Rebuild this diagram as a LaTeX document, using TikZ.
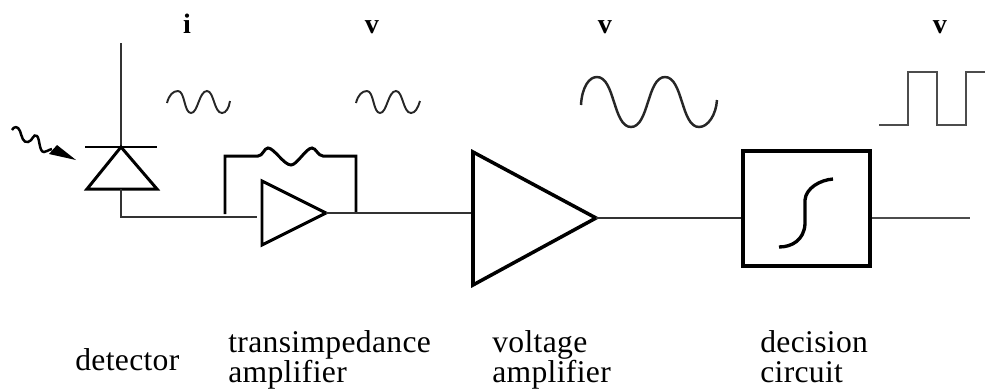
\documentclass[tikz,border=0pt]{standalone}
\usepackage{fontspec}
\setmainfont[LetterSpace=1]{Liberation Serif}
\tikzset{
  wire/.style={line width=1pt,black!80},
  heavy/.style={line width=1.7pt,black},
  sig/.style={line width=1.1pt,black!85},
  amp/.style={line width=1.7pt,black,line join=miter},
  labeltext/.style={font=\fontsize{18}{20}\selectfont,inner sep=0pt,anchor=base west,align=left},
  sigmark/.style={font=\fontsize{16}{16}\selectfont\bfseries,inner sep=0pt,anchor=base}
}
\begin{document}
\begin{tikzpicture}[x=0.02cm,y=-0.02cm]
\useasboundingbox (0,0) rectangle (985,390);
% symbols over the signal path
\node[sigmark] (cur) at (187,33) {i};
\node[sigmark] (vone) at (372,33) {v};
\node[sigmark] (vtwo) at (605,33) {v};
\node[sigmark] (vthree) at (940,33) {v};
% small and large sine waves
\draw[sig] (167,103) .. controls (169,95) and (173,91) .. (178,91)
  .. controls (185,91) and (184,113) .. (191,113)
  .. controls (198,113) and (199,91) .. (207,91)
  .. controls (214,91) and (214,113) .. (222,113)
  .. controls (226,113) and (229,108) .. (230,101);
\draw[sig] (356,103) .. controls (358,95) and (362,91) .. (367,91)
  .. controls (374,91) and (373,113) .. (380,113)
  .. controls (387,113) and (388,91) .. (396,91)
  .. controls (403,91) and (403,113) .. (411,113)
  .. controls (415,113) and (418,108) .. (420,101);
\draw[sig,line width=1.4pt] (581,105) .. controls (582,87) and (589,77) .. (597,77)
  .. controls (615,77) and (613,127) .. (631,127)
  .. controls (649,127) and (647,77) .. (665,77)
  .. controls (683,77) and (681,127) .. (699,127)
  .. controls (708,127) and (716,115) .. (717,100);
% square wave
\draw[sig,black!70,line width=1.3pt] (879,125) -- (908,125) -- (908,72) -- (937,72) -- (937,125) -- (966,125) -- (966,72) -- (985,72);
% detector
\coordinate (top) at (121,43);
\coordinate (apex) at (121,147);
\coordinate (bl) at (87,189);
\coordinate (br) at (157,189);
\coordinate (base) at (121,189);
\coordinate (corner) at (121,217);
\draw[wire] (top) -- (apex);
\draw[line width=1.1pt] (85,147) -- (157,147);
\draw[amp] (apex) -- (br) -- (bl) -- cycle;
\draw[wire] (base) -- (corner) -- (257,217);
% incoming light
\draw[line width=1.4pt] (12,130) .. controls (14,126) and (18,126) .. (20,131)
  .. controls (22,137) and (23,143) .. (28,142)
  .. controls (33,141) and (33,133) .. (37,136)
  .. controls (40,139) and (39,152) .. (44,152)
  .. controls (46,152) and (48,150) .. (52,149);
\fill (76,160) -- (57,145) -- (49,154) -- cycle;
% transimpedance stage
\draw[heavy] (225,214) -- (225,156) -- (258,156)
  .. controls (263,156) and (264,148) .. (268,148)
  .. controls (274,148) and (284,165) .. (291,165)
  .. controls (297,165) and (306,148) .. (312,148)
  .. controls (316,148) and (318,156) .. (323,156)
  -- (356,156) -- (356,213);
\coordinate (ampa) at (262,181);
\coordinate (ampb) at (262,245);
\coordinate (ampc) at (326,213);
\draw[amp] (ampa) -- (ampc) -- (ampb) -- cycle;
% voltage amplifier
\coordinate (bigtop) at (473,152);
\coordinate (bigbot) at (473,285);
\coordinate (bigtip) at (596,218);
\draw[wire] (ampc) -- (473,213);
\draw[amp,line width=2pt] (bigtop) -- (bigtip) -- (bigbot) -- cycle;
% decision circuit
\node[draw,line width=2pt,black,minimum width=127*0.02cm,minimum height=115*0.02cm,inner sep=0pt] (dec) at (806.5,208.5) {};
\draw[wire] (bigtip) -- (dec.west |- bigtip);
\coordinate (out) at (970,218);
\draw[wire,black!70] (dec.east |- out) -- (out);
\draw[line width=1.9pt] (779,247) .. controls (792,247) and (804,240) .. (805,224)
  -- (805,200) .. controls (806,188) and (820,180) .. (833,179);
% captions
\node[labeltext] (det) at (75,370) {detector};
\node[labeltext] (tia) at (228,352) {transimpedance};
\node[labeltext] (tiab) at (228,382) {amplifier};
\node[labeltext] (va) at (492,352) {voltage};
\node[labeltext] (vab) at (492,382) {amplifier};
\node[labeltext] (dc) at (760,352) {decision};
\node[labeltext] (dcb) at (760,382) {circuit};
\end{tikzpicture}
\end{document}
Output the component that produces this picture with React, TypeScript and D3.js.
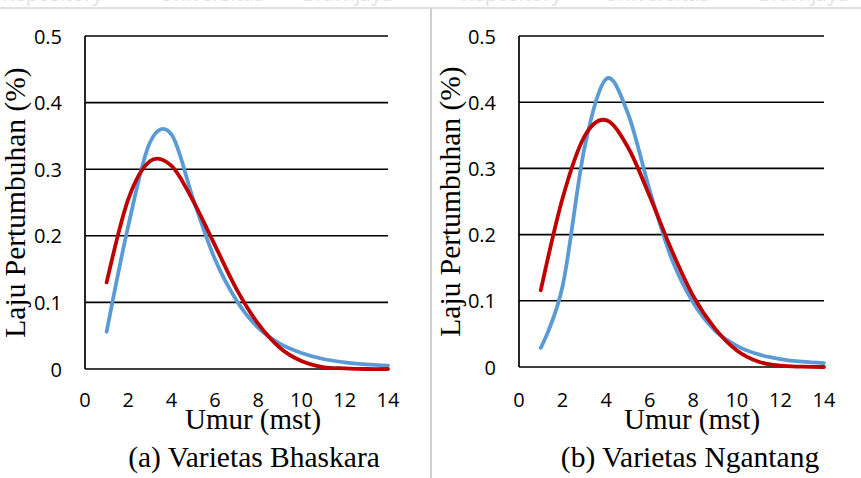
import React from "react";
import * as d3 from "d3";

const weeks = [1, 2, 3, 4, 5, 6, 7, 8, 9, 10, 11, 12, 13, 14];
const bhaskaraBlue = [0.056, 0.215, 0.34, 0.352, 0.255, 0.165, 0.103, 0.062, 0.038, 0.024, 0.015, 0.01, 0.007, 0.005];
const bhaskaraRed = [0.13, 0.255, 0.312, 0.305, 0.252, 0.186, 0.12, 0.068, 0.032, 0.012, 0.003, 0.001, 0, 0];
const ngantangBlue = [0.029, 0.122, 0.33, 0.435, 0.383, 0.267, 0.164, 0.097, 0.055, 0.032, 0.019, 0.012, 0.008, 0.006];
const ngantangRed = [0.116, 0.255, 0.348, 0.373, 0.332, 0.258, 0.177, 0.107, 0.058, 0.025, 0.008, 0.002, 0.0005, 0];
const yTicks = [0, 0.1, 0.2, 0.3, 0.4, 0.5];
const yTickLabels = ["0", "0.1", "0.2", "0.3", "0.4", "0.5"];
const xTicks = [0, 2, 4, 6, 8, 10, 12, 14];
const yTitle = "Laju Pertumbuhan (%)";
const xTitle = "Umur (mst)";
const captions = ["(a) Varietas Bhaskara", "(b) Varietas Ngantang"];
const watermarkWords = ["Repository", "Universitas", "Brawijaya"];

const BLUE = "#5B9BD5";
const RED = "#C00000";
const TICK_FONT = "'Open Sans', sans-serif";
const SERIF = "'Liberation Serif', 'Times New Roman', serif";

type PanelProps = {
  x0: number; x1: number; y0: number; y1: number;
  blue: number[]; red: number[];
  titleX: number; labelCx: number; caption: string; captionCx: number;
};

function Panel(p: PanelProps) {
  const x = d3.scaleLinear().domain([0, 14]).range([p.x0, p.x1]);
  const y = d3.scaleLinear().domain([0, 0.5]).range([p.y0, p.y1]);
  const line = d3
    .line<number>()
    .x((_, i) => x(weeks[i]))
    .y((d) => y(d))
    .curve(d3.curveCardinal.tension(0));
  const midY = (p.y0 + p.y1) / 2;
  return (
    <g>
      {yTicks.map((t, i) => (
        <g key={i}>
          <line x1={p.x0} x2={p.x1} y1={y(t)} y2={y(t)} stroke="#000" strokeWidth={1.6} />
          <text
            x={p.x0 - 23}
            y={y(t)}
            textAnchor="end"
            dominantBaseline="central"
            fontFamily={TICK_FONT}
            fontSize={20}
            fill="#000"
          >
            {yTickLabels[i]}
          </text>
        </g>
      ))}
      <line x1={p.x0} x2={p.x0} y1={y(0.5)} y2={y(0)} stroke="#000" strokeWidth={1.7} />
      {xTicks.map((t) => (
        <text
          key={t}
          x={x(t)}
          y={399}
          textAnchor="middle"
          dominantBaseline="central"
          fontFamily={TICK_FONT}
          fontSize={20}
          fill="#000"
        >
          {t}
        </text>
      ))}
      <path d={line(p.blue) || ""} fill="none" stroke={BLUE} strokeWidth={3.8} strokeLinecap="round" />
      <path d={line(p.red) || ""} fill="none" stroke={RED} strokeWidth={3.8} strokeLinecap="round" />
      <text
        transform={`translate(${p.titleX},${midY}) rotate(-90)`}
        textAnchor="middle"
        fontFamily={SERIF}
        fontSize={29.5}
        fill="#000"
      >
        {yTitle}
      </text>
      <text x={p.labelCx} y={429} textAnchor="middle" fontFamily={SERIF} fontSize={29} fill="#000">
        {xTitle}
      </text>
      <text x={p.captionCx} y={467} textAnchor="middle" fontFamily={SERIF} fontSize={29.5} fill="#000">
        {p.caption}
      </text>
    </g>
  );
}

export default function App() {
  const wmX = [2, 159, 302, 461, 604, 758];
  return (
    <svg
      width={861}
      height={478}
      style={{ position: "absolute", left: 0, top: 0, background: "#fff" }}
    >
      <defs>
        <clipPath id="wm">
          <rect x={0} y={0} width={861} height={7} />
        </clipPath>
      </defs>
      <rect x={0} y={0} width={861} height={478} fill="#fff" />
      <g clipPath="url(#wm)">
        {wmX.map((wx, i) => (
          <text key={i} x={wx} y={1} fontFamily="'Noto Sans', sans-serif" fontSize={20} fill="#e2e2e2">
            {watermarkWords[i % 3]}
          </text>
        ))}
      </g>
      <line x1={0} x2={861} y1={8} y2={8} stroke="#d6d6d6" strokeWidth={1.5} />
      <line x1={431} x2={431} y1={8} y2={478} stroke="#d0d0d0" strokeWidth={2} />
      <Panel
        x0={85} x1={388} y0={369} y1={36}
        blue={bhaskaraBlue} red={bhaskaraRed}
        titleX={25} labelCx={253} caption={captions[0]} captionCx={254}
      />
      <Panel
        x0={519} x1={824} y0={367} y1={36}
        blue={ngantangBlue} red={ngantangRed}
        titleX={460} labelCx={692} caption={captions[1]} captionCx={690}
      />
    </svg>
  );
}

------------------------------------------------------------

• _Direction_:
Transcribe only the lines above that start at the line containing "Output the component" and end at the line containing "import * as". Omit pictures.

• _Result_:
Output the component that produces this picture with React, TypeScript and D3.js.
import React from "react";
import * as d3 from "d3";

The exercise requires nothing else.